Jan 23, 2023
In today's digital age, businesses constantly look for ways to improve customer experience and reduce costs. One of the most promising technologies for achieving these goals is conversational AI, which allows them to interact with customers in a natural, yet automated, efficient way.
However, training conversational AI models is a tedious task, which starts with requiring the creation and management of thousands of intents. But what if there was a way to train these models without an explicit supervision?
This is where self-learning NLP comes in. As a subset of the larger field of artificial intelligence, self-learning NLP utilizes unsupervised and self-supervised techniques to train language models, making the creation and management of intents much easier and more efficient.
Self-learning NLP has been making waves in for its ability to improve the performance of conversational AI systems without the need for creating and managing thousands of intents. Instead, the technique utilizes unsupervised and self-supervised techniques to train language models using large amounts of unstructured data, such as website pages, knowledgebase, PDFs, and Word documents.
The process of self-learning can be broken down into several stages, including data collection, preprocessing, model training, and evaluation.
During the data collection stage, the model gathers and processes large amounts of data from various sources. The preprocessing stage involves cleaning and organizing the data to make it usable for the model. The model training stage is where the advanced algorithms are applied to the data, with the goal of achieving human-like or even superhuman performance on the task at hand.
Finally, during the evaluation stage, the model's performance is measured and any necessary adjustments are made.
Unsupervised NLP involves training a model using unlabeled data. The model learns from the data on its own and makes predictions based on the patterns it has learned. Some common techniques used in unsupervised NLP include text clustering, topic modeling, and word embedding.
Text clustering is the process of grouping similar documents together based on their content. This can be useful for organizing and summarizing large collections of text data.
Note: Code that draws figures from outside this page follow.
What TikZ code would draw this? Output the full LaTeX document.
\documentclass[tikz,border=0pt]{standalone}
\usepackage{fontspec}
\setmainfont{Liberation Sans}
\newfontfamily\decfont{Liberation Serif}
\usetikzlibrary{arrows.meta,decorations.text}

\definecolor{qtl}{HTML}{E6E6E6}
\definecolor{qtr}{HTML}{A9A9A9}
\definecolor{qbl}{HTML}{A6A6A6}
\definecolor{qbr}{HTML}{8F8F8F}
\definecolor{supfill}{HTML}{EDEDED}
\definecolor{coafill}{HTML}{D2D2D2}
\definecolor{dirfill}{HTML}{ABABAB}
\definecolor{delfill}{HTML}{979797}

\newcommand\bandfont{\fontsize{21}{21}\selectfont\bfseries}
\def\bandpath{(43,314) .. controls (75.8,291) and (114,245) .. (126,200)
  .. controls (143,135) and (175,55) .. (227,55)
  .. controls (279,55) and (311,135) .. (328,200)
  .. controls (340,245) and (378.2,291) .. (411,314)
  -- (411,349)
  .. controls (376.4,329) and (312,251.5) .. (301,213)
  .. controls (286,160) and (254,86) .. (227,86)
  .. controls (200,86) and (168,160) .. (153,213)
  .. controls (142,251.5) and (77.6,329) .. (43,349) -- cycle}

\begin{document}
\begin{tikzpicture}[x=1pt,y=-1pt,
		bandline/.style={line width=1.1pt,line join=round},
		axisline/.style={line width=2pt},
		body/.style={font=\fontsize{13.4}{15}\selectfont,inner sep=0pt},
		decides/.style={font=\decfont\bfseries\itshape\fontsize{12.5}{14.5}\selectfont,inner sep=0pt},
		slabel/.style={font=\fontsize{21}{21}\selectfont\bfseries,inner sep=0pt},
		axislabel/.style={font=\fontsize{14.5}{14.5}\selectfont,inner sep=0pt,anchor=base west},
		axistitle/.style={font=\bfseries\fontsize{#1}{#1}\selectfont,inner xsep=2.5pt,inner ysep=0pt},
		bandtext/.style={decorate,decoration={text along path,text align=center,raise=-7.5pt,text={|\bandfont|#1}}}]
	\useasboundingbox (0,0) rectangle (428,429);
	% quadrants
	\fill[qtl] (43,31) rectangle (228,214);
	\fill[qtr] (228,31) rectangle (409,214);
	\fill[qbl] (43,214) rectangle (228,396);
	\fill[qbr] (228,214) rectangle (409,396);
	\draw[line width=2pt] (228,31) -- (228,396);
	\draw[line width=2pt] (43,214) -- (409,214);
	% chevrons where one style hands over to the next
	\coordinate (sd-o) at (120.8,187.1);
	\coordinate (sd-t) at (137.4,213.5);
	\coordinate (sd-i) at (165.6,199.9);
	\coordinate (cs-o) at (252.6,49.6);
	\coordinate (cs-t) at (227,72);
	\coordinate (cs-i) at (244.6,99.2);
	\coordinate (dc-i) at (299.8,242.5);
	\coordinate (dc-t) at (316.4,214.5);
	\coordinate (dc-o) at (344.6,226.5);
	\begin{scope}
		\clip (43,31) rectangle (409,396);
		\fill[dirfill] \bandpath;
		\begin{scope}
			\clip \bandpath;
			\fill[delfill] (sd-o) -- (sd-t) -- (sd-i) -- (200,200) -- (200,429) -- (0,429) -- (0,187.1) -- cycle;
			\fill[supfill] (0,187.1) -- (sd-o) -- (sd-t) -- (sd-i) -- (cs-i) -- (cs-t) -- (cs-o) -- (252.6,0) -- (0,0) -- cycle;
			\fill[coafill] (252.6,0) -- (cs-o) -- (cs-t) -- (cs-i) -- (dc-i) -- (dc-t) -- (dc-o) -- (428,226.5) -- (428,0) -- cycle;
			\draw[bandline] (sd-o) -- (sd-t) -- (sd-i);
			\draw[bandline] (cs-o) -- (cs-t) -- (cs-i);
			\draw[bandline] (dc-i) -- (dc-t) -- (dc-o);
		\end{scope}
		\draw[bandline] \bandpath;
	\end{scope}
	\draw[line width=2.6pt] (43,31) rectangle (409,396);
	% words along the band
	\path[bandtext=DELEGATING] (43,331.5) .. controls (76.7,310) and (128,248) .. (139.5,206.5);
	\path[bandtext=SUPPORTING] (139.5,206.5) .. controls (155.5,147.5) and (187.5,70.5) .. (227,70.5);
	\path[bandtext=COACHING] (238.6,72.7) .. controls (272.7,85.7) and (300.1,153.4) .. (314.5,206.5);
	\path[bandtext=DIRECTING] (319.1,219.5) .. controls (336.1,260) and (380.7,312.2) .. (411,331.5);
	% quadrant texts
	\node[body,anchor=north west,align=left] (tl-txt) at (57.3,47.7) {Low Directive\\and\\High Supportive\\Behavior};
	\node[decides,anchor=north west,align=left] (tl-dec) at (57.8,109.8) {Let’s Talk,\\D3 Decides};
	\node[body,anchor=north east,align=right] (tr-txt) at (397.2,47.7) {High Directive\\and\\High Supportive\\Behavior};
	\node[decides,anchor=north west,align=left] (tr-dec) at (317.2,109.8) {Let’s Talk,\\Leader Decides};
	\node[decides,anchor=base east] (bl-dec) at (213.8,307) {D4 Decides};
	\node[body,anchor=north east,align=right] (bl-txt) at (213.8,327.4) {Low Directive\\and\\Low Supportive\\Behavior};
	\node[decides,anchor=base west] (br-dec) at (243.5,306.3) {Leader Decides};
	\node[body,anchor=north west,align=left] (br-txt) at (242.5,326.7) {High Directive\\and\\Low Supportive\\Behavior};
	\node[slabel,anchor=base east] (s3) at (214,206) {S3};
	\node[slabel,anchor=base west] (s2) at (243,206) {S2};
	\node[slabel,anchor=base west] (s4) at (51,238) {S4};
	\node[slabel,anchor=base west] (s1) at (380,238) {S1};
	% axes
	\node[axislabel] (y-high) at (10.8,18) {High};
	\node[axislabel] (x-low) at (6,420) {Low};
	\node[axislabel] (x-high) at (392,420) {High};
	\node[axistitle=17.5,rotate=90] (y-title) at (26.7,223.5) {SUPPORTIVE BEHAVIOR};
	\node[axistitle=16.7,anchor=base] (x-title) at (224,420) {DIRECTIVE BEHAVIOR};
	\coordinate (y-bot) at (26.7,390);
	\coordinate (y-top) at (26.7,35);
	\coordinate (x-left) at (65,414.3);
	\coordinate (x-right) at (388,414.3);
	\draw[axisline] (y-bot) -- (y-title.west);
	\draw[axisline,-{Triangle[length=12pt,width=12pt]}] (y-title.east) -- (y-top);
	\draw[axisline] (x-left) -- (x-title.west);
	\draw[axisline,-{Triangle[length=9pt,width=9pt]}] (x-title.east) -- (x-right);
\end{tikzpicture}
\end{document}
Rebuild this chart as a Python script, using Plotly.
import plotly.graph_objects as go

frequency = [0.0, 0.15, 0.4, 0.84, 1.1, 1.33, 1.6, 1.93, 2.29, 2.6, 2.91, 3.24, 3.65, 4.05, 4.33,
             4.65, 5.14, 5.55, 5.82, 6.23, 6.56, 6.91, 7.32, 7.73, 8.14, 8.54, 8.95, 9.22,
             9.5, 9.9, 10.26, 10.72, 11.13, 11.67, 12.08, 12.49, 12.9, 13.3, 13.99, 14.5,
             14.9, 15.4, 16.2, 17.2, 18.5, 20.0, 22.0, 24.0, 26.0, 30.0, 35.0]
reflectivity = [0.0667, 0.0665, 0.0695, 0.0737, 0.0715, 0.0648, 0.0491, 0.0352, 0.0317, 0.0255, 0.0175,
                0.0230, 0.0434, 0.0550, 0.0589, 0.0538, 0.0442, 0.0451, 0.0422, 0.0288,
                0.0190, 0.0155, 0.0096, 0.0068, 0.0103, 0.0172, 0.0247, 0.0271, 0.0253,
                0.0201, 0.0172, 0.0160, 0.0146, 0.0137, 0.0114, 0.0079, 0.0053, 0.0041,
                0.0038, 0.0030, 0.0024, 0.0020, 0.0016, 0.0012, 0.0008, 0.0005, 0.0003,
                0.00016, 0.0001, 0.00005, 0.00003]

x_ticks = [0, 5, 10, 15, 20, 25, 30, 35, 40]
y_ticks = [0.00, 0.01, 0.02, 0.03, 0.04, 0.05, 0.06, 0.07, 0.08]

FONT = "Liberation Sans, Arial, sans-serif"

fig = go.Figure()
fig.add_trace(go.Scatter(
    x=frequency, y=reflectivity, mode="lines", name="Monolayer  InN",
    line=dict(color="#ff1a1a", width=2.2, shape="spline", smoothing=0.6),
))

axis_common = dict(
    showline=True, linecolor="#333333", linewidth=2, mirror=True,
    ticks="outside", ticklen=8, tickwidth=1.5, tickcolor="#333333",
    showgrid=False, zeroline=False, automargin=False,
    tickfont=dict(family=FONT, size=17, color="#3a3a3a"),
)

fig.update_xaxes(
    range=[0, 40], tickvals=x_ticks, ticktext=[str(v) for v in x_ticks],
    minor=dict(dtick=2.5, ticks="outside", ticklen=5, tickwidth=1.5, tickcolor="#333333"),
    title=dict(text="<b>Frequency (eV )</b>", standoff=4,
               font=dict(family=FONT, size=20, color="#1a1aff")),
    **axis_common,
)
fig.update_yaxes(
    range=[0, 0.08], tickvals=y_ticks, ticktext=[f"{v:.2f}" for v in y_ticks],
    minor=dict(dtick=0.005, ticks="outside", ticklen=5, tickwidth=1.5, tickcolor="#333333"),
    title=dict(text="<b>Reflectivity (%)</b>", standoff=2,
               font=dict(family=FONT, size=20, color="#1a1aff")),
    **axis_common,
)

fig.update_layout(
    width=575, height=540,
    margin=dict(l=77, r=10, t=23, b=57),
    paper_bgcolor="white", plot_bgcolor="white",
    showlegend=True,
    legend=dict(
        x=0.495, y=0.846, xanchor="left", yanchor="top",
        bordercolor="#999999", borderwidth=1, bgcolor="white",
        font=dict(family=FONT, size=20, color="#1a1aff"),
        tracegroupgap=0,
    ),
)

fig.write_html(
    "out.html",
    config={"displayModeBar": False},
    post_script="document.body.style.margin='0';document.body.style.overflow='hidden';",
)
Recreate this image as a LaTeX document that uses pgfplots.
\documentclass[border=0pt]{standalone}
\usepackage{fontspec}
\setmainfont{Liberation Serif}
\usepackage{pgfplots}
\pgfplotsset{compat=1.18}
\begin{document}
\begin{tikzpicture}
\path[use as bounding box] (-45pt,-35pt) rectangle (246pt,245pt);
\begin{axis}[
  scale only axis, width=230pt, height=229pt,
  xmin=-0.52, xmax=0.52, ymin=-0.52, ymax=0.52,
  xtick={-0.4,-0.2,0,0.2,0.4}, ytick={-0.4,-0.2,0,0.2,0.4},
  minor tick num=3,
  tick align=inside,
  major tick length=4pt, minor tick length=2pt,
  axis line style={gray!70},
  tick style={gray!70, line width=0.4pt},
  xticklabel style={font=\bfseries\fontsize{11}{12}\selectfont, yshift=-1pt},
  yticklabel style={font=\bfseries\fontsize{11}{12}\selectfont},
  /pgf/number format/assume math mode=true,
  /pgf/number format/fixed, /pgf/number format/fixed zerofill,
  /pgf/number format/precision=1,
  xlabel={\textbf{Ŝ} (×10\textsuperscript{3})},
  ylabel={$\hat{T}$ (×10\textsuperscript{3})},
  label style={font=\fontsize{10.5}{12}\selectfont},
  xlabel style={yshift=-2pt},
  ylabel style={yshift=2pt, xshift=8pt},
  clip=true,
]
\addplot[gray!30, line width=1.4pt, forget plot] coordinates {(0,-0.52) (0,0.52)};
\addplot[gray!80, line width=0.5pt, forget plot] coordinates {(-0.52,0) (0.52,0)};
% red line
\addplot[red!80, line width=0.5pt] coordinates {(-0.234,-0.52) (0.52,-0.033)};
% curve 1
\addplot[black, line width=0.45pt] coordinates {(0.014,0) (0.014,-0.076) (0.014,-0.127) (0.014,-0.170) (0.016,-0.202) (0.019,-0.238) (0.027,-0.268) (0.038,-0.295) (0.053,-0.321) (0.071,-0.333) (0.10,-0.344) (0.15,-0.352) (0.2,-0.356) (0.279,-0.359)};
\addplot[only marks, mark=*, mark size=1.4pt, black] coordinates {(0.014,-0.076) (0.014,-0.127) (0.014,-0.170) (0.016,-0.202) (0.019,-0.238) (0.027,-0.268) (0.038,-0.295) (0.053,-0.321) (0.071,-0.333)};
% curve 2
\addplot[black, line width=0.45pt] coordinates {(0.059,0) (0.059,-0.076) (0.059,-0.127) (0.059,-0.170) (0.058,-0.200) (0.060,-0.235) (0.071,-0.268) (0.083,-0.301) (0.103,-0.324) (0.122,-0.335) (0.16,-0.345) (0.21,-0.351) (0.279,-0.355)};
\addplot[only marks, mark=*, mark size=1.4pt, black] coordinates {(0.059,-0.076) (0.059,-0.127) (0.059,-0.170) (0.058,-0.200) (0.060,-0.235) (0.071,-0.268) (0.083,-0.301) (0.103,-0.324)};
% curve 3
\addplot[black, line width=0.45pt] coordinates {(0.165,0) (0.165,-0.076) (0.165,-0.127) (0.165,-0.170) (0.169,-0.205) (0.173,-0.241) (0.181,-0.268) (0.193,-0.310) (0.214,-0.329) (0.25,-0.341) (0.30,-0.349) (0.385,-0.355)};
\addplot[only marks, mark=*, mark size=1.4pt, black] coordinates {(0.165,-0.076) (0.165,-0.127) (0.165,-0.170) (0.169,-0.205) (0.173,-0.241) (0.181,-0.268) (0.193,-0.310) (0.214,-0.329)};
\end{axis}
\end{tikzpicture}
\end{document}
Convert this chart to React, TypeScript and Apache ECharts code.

Topic modeling is a method for discovering the latent topics present in a collection of documents. It uses unsupervised machine learning techniques to identify patterns in the data and group words together into topics based on their co-occurrence patterns.
Word embedding is the process of mapping words to a high-dimensional vector space where semantically similar words are mapped to nearby points. This can be used to improve the performance of other NLP tasks, such as text classification or named entity recognition.
Self-supervised NLP is similar to unsupervised NLP, but it utilizes a small amount of labeled data to guide the model's learning process. The model is given a task, such as predicting a missing word in a sentence, and it uses the labeled data to learn how to perform that task. Some common techniques used in self-supervised NLP include language modeling and sequence tagging.
Language modeling is a technique that involves predicting the next word in a sentence based on the previous words. Sequence tagging is a technique that involves identifying the named entities, part-of-speech tags, and other attributes of words in a sentence.
Self-learning NLP, or unsupervised NLP, is a powerful app approach that allows bots to learn from unstructured text data without any prior knowledge of the task or desired outcome. The bot can answer queries corresponding to tens of thousands of intents without having to train them.